[Problem description]:
Pictures aside, quote the whole listing exactly.

[Collected data]:
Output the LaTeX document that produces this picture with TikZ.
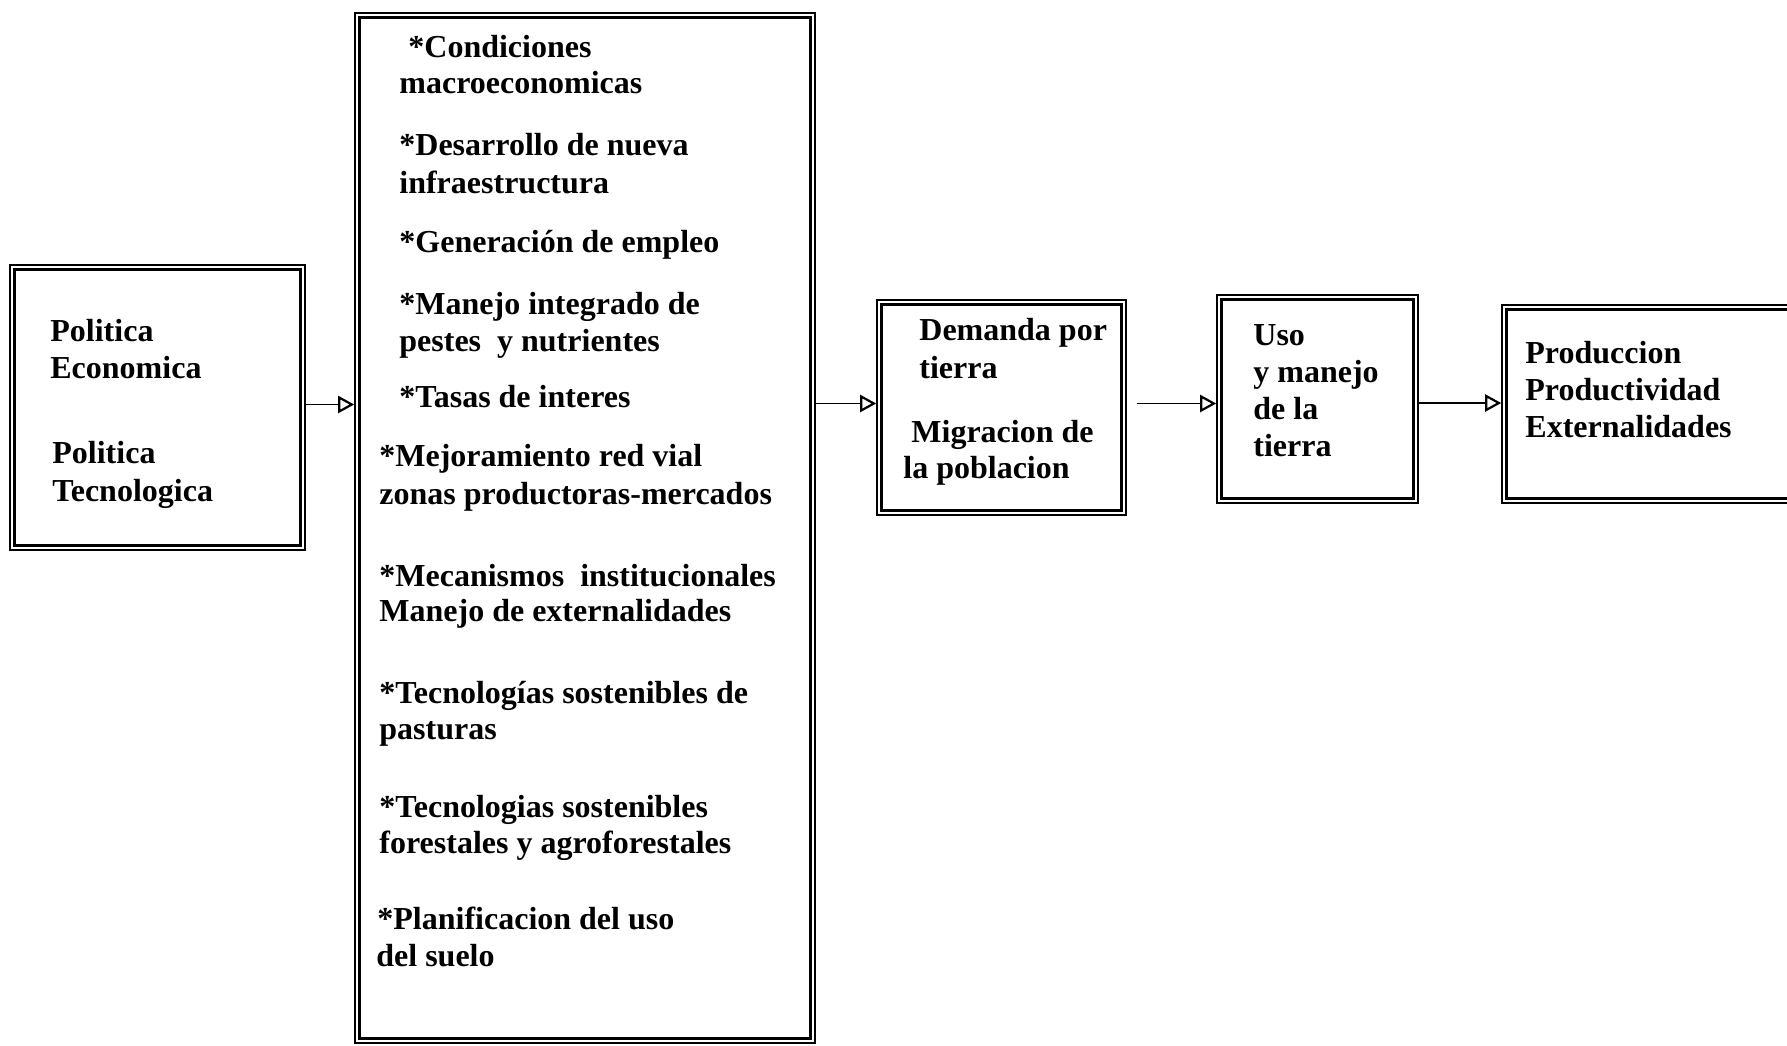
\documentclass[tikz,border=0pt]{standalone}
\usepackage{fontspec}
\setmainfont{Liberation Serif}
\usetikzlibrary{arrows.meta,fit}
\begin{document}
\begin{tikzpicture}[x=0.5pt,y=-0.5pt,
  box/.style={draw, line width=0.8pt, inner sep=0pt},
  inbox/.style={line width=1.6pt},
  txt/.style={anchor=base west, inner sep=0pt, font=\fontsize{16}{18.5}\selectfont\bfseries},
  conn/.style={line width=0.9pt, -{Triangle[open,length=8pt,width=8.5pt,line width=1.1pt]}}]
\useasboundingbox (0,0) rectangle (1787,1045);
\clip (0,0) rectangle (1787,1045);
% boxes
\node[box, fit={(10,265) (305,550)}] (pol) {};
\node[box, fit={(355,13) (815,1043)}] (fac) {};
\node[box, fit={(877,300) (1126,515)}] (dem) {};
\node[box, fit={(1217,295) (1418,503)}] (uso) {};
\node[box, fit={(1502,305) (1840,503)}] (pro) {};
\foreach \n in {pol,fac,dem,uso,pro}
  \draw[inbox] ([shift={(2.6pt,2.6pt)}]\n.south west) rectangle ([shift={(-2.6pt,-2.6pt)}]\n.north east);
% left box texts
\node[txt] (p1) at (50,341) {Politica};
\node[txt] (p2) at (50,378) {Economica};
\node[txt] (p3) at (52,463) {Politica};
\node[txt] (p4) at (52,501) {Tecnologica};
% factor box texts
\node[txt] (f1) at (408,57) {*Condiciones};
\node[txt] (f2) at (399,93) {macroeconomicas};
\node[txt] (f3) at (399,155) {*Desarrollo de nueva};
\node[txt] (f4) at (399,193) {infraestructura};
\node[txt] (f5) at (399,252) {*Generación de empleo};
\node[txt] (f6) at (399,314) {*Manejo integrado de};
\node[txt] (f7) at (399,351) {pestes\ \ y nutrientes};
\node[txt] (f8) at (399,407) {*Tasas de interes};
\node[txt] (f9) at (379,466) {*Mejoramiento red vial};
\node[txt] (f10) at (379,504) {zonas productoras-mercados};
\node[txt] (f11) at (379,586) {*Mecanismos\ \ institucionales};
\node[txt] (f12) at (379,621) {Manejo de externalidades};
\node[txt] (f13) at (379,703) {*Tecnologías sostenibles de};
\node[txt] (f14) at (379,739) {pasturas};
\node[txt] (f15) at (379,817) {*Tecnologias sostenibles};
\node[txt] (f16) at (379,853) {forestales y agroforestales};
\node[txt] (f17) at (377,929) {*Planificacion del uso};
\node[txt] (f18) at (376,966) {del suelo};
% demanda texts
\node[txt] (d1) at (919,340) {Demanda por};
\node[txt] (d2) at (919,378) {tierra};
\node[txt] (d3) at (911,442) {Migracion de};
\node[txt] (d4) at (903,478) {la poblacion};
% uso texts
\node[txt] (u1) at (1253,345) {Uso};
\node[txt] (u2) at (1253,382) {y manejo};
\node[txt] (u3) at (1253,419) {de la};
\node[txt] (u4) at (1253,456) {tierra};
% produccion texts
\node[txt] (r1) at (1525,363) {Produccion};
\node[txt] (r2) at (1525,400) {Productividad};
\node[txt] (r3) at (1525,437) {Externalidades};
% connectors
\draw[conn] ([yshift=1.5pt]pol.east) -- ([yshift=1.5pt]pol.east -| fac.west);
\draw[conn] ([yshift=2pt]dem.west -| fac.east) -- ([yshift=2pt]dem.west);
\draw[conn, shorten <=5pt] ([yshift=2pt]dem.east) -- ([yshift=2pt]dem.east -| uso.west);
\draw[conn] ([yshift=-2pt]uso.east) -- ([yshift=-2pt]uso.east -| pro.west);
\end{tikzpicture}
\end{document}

[Written answer]:
Output the LaTeX document that produces this picture with TikZ.
\documentclass[tikz,border=0pt]{standalone}
\usepackage{fontspec}
\setmainfont{Liberation Serif}
\usetikzlibrary{arrows.meta,fit}
\begin{document}
\begin{tikzpicture}[x=0.5pt,y=-0.5pt,
  box/.style={draw, line width=0.8pt, inner sep=0pt},
  inbox/.style={line width=1.6pt},
  txt/.style={anchor=base west, inner sep=0pt, font=\fontsize{16}{18.5}\selectfont\bfseries},
  conn/.style={line width=0.9pt, -{Triangle[open,length=8pt,width=8.5pt,line width=1.1pt]}}]
\useasboundingbox (0,0) rectangle (1787,1045);
\clip (0,0) rectangle (1787,1045);
% boxes
\node[box, fit={(10,265) (305,550)}] (pol) {};
\node[box, fit={(355,13) (815,1043)}] (fac) {};
\node[box, fit={(877,300) (1126,515)}] (dem) {};
\node[box, fit={(1217,295) (1418,503)}] (uso) {};
\node[box, fit={(1502,305) (1840,503)}] (pro) {};
\foreach \n in {pol,fac,dem,uso,pro}
  \draw[inbox] ([shift={(2.6pt,2.6pt)}]\n.south west) rectangle ([shift={(-2.6pt,-2.6pt)}]\n.north east);
% left box texts
\node[txt] (p1) at (50,341) {Politica};
\node[txt] (p2) at (50,378) {Economica};
\node[txt] (p3) at (52,463) {Politica};
\node[txt] (p4) at (52,501) {Tecnologica};
% factor box texts
\node[txt] (f1) at (408,57) {*Condiciones};
\node[txt] (f2) at (399,93) {macroeconomicas};
\node[txt] (f3) at (399,155) {*Desarrollo de nueva};
\node[txt] (f4) at (399,193) {infraestructura};
\node[txt] (f5) at (399,252) {*Generación de empleo};
\node[txt] (f6) at (399,314) {*Manejo integrado de};
\node[txt] (f7) at (399,351) {pestes\ \ y nutrientes};
\node[txt] (f8) at (399,407) {*Tasas de interes};
\node[txt] (f9) at (379,466) {*Mejoramiento red vial};
\node[txt] (f10) at (379,504) {zonas productoras-mercados};
\node[txt] (f11) at (379,586) {*Mecanismos\ \ institucionales};
\node[txt] (f12) at (379,621) {Manejo de externalidades};
\node[txt] (f13) at (379,703) {*Tecnologías sostenibles de};
\node[txt] (f14) at (379,739) {pasturas};
\node[txt] (f15) at (379,817) {*Tecnologias sostenibles};
\node[txt] (f16) at (379,853) {forestales y agroforestales};
\node[txt] (f17) at (377,929) {*Planificacion del uso};
\node[txt] (f18) at (376,966) {del suelo};
% demanda texts
\node[txt] (d1) at (919,340) {Demanda por};
\node[txt] (d2) at (919,378) {tierra};
\node[txt] (d3) at (911,442) {Migracion de};
\node[txt] (d4) at (903,478) {la poblacion};
% uso texts
\node[txt] (u1) at (1253,345) {Uso};
\node[txt] (u2) at (1253,382) {y manejo};
\node[txt] (u3) at (1253,419) {de la};
\node[txt] (u4) at (1253,456) {tierra};
% produccion texts
\node[txt] (r1) at (1525,363) {Produccion};
\node[txt] (r2) at (1525,400) {Productividad};
\node[txt] (r3) at (1525,437) {Externalidades};
% connectors
\draw[conn] ([yshift=1.5pt]pol.east) -- ([yshift=1.5pt]pol.east -| fac.west);
\draw[conn] ([yshift=2pt]dem.west -| fac.east) -- ([yshift=2pt]dem.west);
\draw[conn, shorten <=5pt] ([yshift=2pt]dem.east) -- ([yshift=2pt]dem.east -| uso.west);
\draw[conn] ([yshift=-2pt]uso.east) -- ([yshift=-2pt]uso.east -| pro.west);
\end{tikzpicture}
\end{document}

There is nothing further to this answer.